Believe it or not there are good reasons to keep bats around. A single little brown bat can catch 1,500 mosquito-sized insects in an night and just 150 big brown bats can eat enough cucumber beetles each summer to protect farmers from 33 million of these pests that cost close to a billion dollars annually.

What about the fear of contracting rabies from bats? Well the percentage of bats that may have rabies is less than 1% and more people die from rabies contracted from dog bites in the U.S. than from bat bites.

Due to the decline in natural roosting areas for bats, they have begun to seek shelter in manmade buildings like our homes.
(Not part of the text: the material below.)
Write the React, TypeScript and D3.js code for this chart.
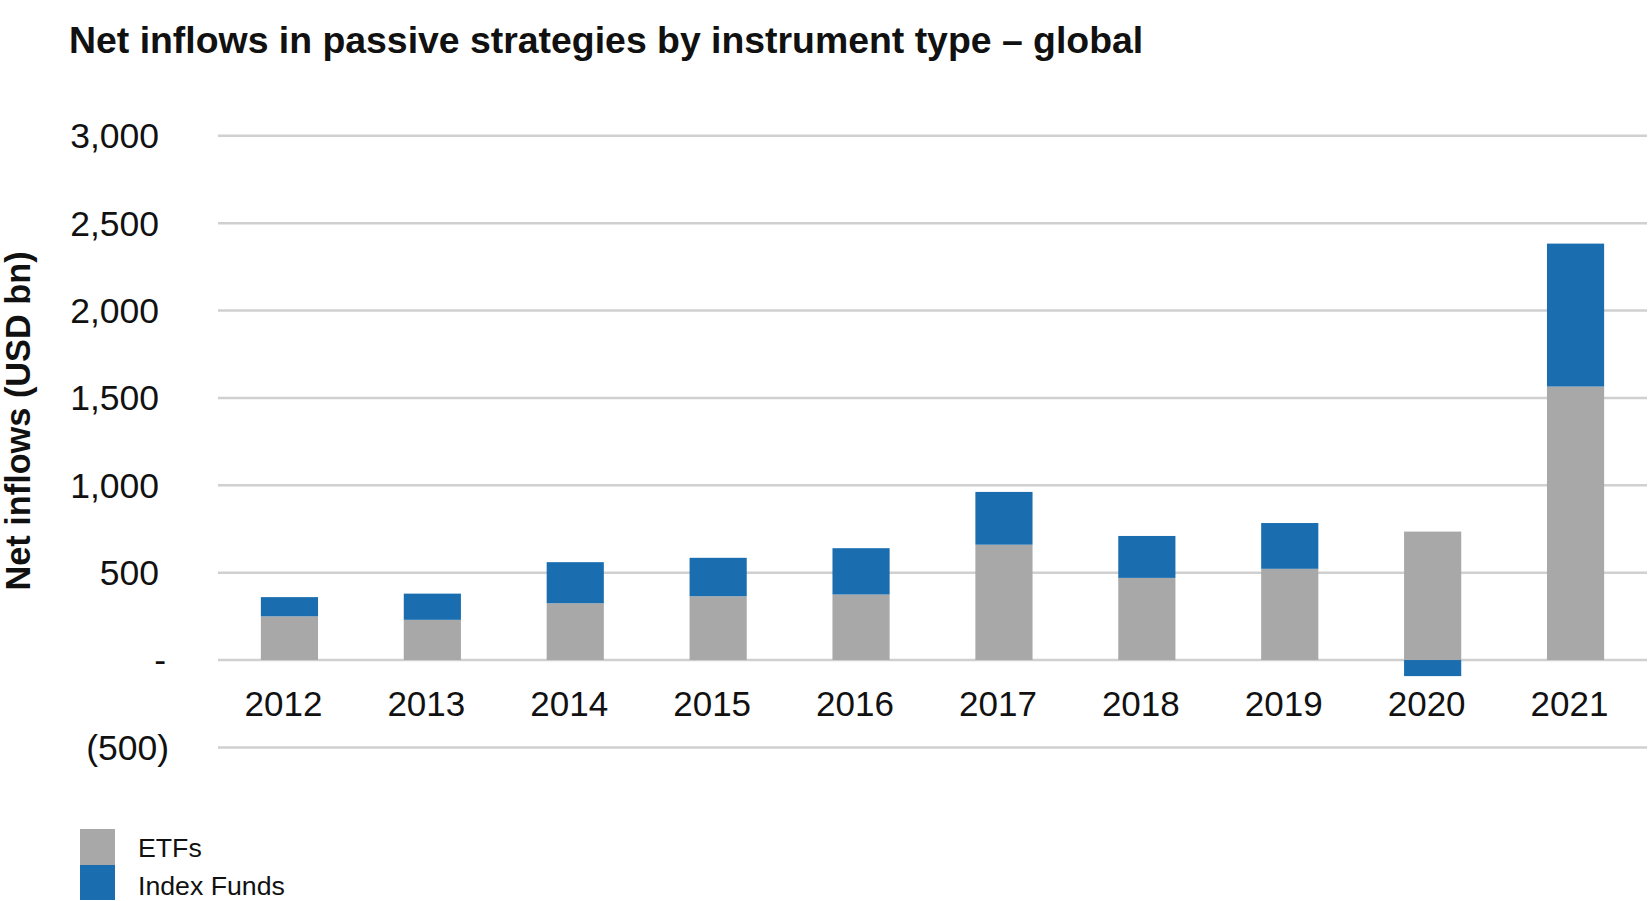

Because of the protection of bats and the vital part of our eco-system we offer exclusion services if you find bats are living in your home.

Upon inspection of your home we will look for the presence of bats by the presence of black or brown stains from body oils or droppings in the attic and droppings around cracks or crevices formed by ill-fitting building materials. Bat droppings may also appear on walls, under porches, or on floors or above suspended ceilings. In some instances, you may even notice noise or odors from large colonies of bats in the attic.

Bats can enter your home through openings as small as one-quarter inch in diameter. Common points of entry include, loose or missing shingles or roof vents, places where flashing or boards have come loose and locations where pipes or wiring enter buildings. Openings often occur where walls meet the eaves at the gable ends of an attic, where porches attach to the main part of a house, or where dormers meet the roof. Other points of entry are associated with siding.

So how do we get them to move out of your home? Exclusion is the ONLY effective solution for permanently removing bats from buildings. Trapping and relocating is ineffective since bats have excellent homing instincts and simply return, even when released at great distances.

With our exclusion services our technicians will close all potential areas that would allow bats access to your home. We mount one way doors in the active access points allowing bats to leave but not return. We leave the one way doors mounted for three to four weeks allowing the colony to move on and then return to remove the one way doors and finish the repairs. We offer a two year warranty on our services for bat proofing.